What this task involves >>
Transcribe every line exactly. Leave the pictures behind.

Information supplied >>

--*--

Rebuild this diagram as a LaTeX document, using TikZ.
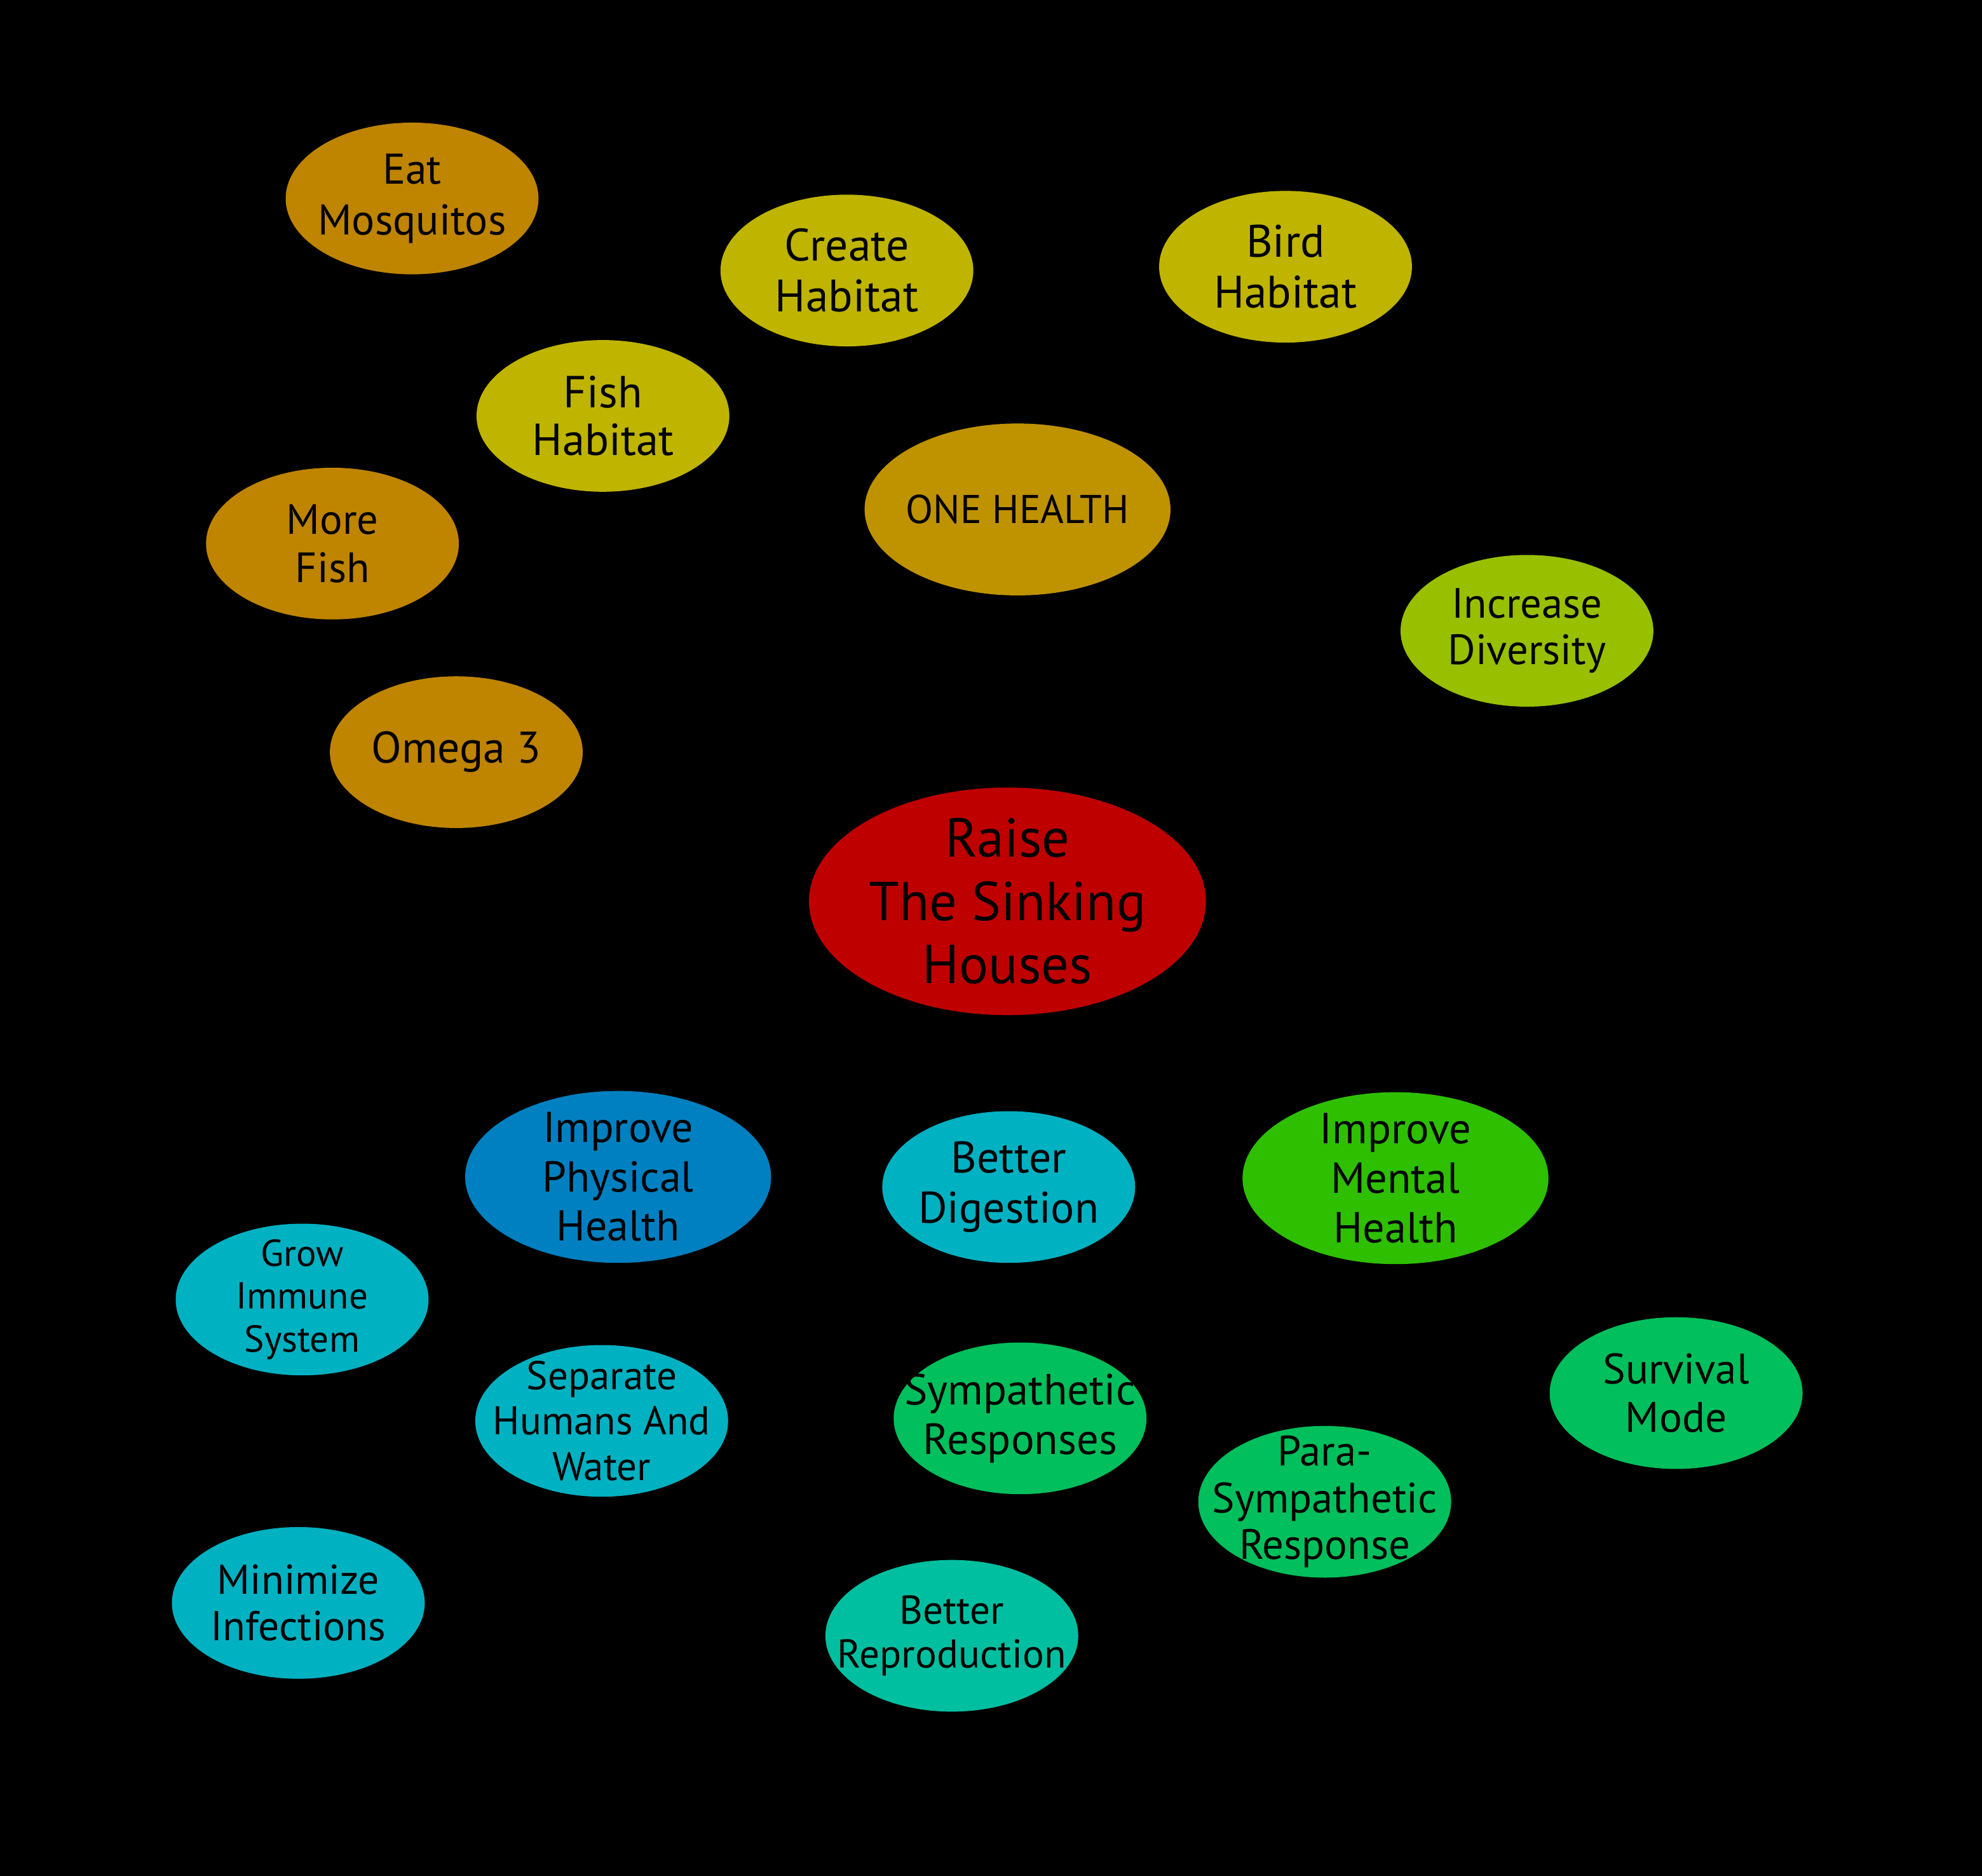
\documentclass[tikz,border=0pt]{standalone}
\usepackage{fontspec}
\setmainfont{PT Sans}
\usetikzlibrary{shapes.geometric}
\definecolor{cOrange}{HTML}{BF8400}
\definecolor{cGold}{HTML}{BF9200}
\definecolor{cOlive}{HTML}{BFB400}
\definecolor{cLime}{HTML}{98BF00}
\definecolor{cRed}{HTML}{BF0000}
\definecolor{cBlue}{HTML}{0080C0}
\definecolor{cCyan}{HTML}{00B1C2}
\definecolor{cGreen}{HTML}{2EBF00}
\definecolor{cSea}{HTML}{00BF5C}
\definecolor{cTeal}{HTML}{00BFA0}
\newcommand\setfs[2]{\fontsize{#1}{#2}\selectfont}
\tikzset{
  bubble/.style={ellipse, inner xsep=-30pt, inner ysep=-25pt, align=center, text=black,
    minimum width=200pt, minimum height=120pt},
  bigbubble/.style={bubble, minimum width=242pt, minimum height=136pt},
}
\begin{document}
\begin{tikzpicture}[x=1pt,y=-1pt]
\fill[black] (0,0) rectangle (1568,1484);
\useasboundingbox (0,0) rectangle (1568,1484);
% top group
\node[bubble, fill=cOrange, font=\setfs{34}{40}] (eat) at (326,157) {Eat\\Mosquitos};
\node[bubble, fill=cOlive, font=\setfs{36}{40}] (create) at (670,214) {Create\\Habitat};
\node[bubble, fill=cOlive, font=\setfs{36}{40}] (bird) at (1017,211) {Bird\\Habitat};
\node[bubble, fill=cOlive, font=\setfs{35.5}{38}] (fish) at (477,329) {Fish\\Habitat};
\node[bubble, fill=cOrange, font=\setfs{33.5}{38}] (more) at (263,430) {More\\Fish};
\node[bigbubble, fill=cGold, font=\setfs{31.7}{38}] (one) at (805,403) {ONE HEALTH};
\node[bubble, fill=cLime, font=\setfs{33.5}{37}] (div) at (1208,499) {Increase\\Diversity};
\node[bubble, fill=cOrange, font=\setfs{35}{38}] (omega) at (361,595) {Omega 3};
% center
\node[ellipse, inner sep=-30pt, align=center, minimum width=314pt, minimum height=180pt, fill=cRed, font=\setfs{43.4}{50}] (raise) at (797,713) {Raise\\The Sinking\\Houses};
% bottom group
\node[bigbubble, fill=cBlue, font=\setfs{34.2}{39}] (phys) at (489,931) {Improve\\Physical\\Health};
\node[bubble, fill=cCyan, font=\setfs{35}{40}] (dig) at (798,939) {Better\\Digestion};
\node[bigbubble, fill=cGreen, font=\setfs{34.4}{39}] (mental) at (1104,932) {Improve\\Mental\\Health};
\node[bubble, fill=cCyan, font=\setfs{29.7}{34}] (immune) at (239,1028) {Grow\\Immune\\System};
\node[bubble, fill=cCyan, font=\setfs{31.7}{36}] (sep) at (476,1124) {Separate\\Humans And\\Water};
\node[bubble, fill=cSea, font=\setfs{34.5}{39}] (symp) at (807,1122) {Sympathetic\\Responses};
\node[bubble, fill=cSea, font=\setfs{33.8}{38}] (surv) at (1326,1102) {Survival\\Mode};
\node[bubble, fill=cSea, font=\setfs{33.6}{37}] (para) at (1048,1188) {Para-\\Sympathetic\\Response};
\node[bubble, fill=cCyan, font=\setfs{33}{37}] (mini) at (236,1268) {Minimize\\Infections};
\node[bubble, fill=cTeal, font=\setfs{31.8}{35}] (repro) at (753,1294) {Better\\Reproduction};
\end{tikzpicture}
\end{document}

--*--

Response below >>
Rebuild this diagram as a LaTeX document, using TikZ.
\documentclass[tikz,border=0pt]{standalone}
\usepackage{fontspec}
\setmainfont{PT Sans}
\usetikzlibrary{shapes.geometric}
\definecolor{cOrange}{HTML}{BF8400}
\definecolor{cGold}{HTML}{BF9200}
\definecolor{cOlive}{HTML}{BFB400}
\definecolor{cLime}{HTML}{98BF00}
\definecolor{cRed}{HTML}{BF0000}
\definecolor{cBlue}{HTML}{0080C0}
\definecolor{cCyan}{HTML}{00B1C2}
\definecolor{cGreen}{HTML}{2EBF00}
\definecolor{cSea}{HTML}{00BF5C}
\definecolor{cTeal}{HTML}{00BFA0}
\newcommand\setfs[2]{\fontsize{#1}{#2}\selectfont}
\tikzset{
  bubble/.style={ellipse, inner xsep=-30pt, inner ysep=-25pt, align=center, text=black,
    minimum width=200pt, minimum height=120pt},
  bigbubble/.style={bubble, minimum width=242pt, minimum height=136pt},
}
\begin{document}
\begin{tikzpicture}[x=1pt,y=-1pt]
\fill[black] (0,0) rectangle (1568,1484);
\useasboundingbox (0,0) rectangle (1568,1484);
% top group
\node[bubble, fill=cOrange, font=\setfs{34}{40}] (eat) at (326,157) {Eat\\Mosquitos};
\node[bubble, fill=cOlive, font=\setfs{36}{40}] (create) at (670,214) {Create\\Habitat};
\node[bubble, fill=cOlive, font=\setfs{36}{40}] (bird) at (1017,211) {Bird\\Habitat};
\node[bubble, fill=cOlive, font=\setfs{35.5}{38}] (fish) at (477,329) {Fish\\Habitat};
\node[bubble, fill=cOrange, font=\setfs{33.5}{38}] (more) at (263,430) {More\\Fish};
\node[bigbubble, fill=cGold, font=\setfs{31.7}{38}] (one) at (805,403) {ONE HEALTH};
\node[bubble, fill=cLime, font=\setfs{33.5}{37}] (div) at (1208,499) {Increase\\Diversity};
\node[bubble, fill=cOrange, font=\setfs{35}{38}] (omega) at (361,595) {Omega 3};
% center
\node[ellipse, inner sep=-30pt, align=center, minimum width=314pt, minimum height=180pt, fill=cRed, font=\setfs{43.4}{50}] (raise) at (797,713) {Raise\\The Sinking\\Houses};
% bottom group
\node[bigbubble, fill=cBlue, font=\setfs{34.2}{39}] (phys) at (489,931) {Improve\\Physical\\Health};
\node[bubble, fill=cCyan, font=\setfs{35}{40}] (dig) at (798,939) {Better\\Digestion};
\node[bigbubble, fill=cGreen, font=\setfs{34.4}{39}] (mental) at (1104,932) {Improve\\Mental\\Health};
\node[bubble, fill=cCyan, font=\setfs{29.7}{34}] (immune) at (239,1028) {Grow\\Immune\\System};
\node[bubble, fill=cCyan, font=\setfs{31.7}{36}] (sep) at (476,1124) {Separate\\Humans And\\Water};
\node[bubble, fill=cSea, font=\setfs{34.5}{39}] (symp) at (807,1122) {Sympathetic\\Responses};
\node[bubble, fill=cSea, font=\setfs{33.8}{38}] (surv) at (1326,1102) {Survival\\Mode};
\node[bubble, fill=cSea, font=\setfs{33.6}{37}] (para) at (1048,1188) {Para-\\Sympathetic\\Response};
\node[bubble, fill=cCyan, font=\setfs{33}{37}] (mini) at (236,1268) {Minimize\\Infections};
\node[bubble, fill=cTeal, font=\setfs{31.8}{35}] (repro) at (753,1294) {Better\\Reproduction};
\end{tikzpicture}
\end{document}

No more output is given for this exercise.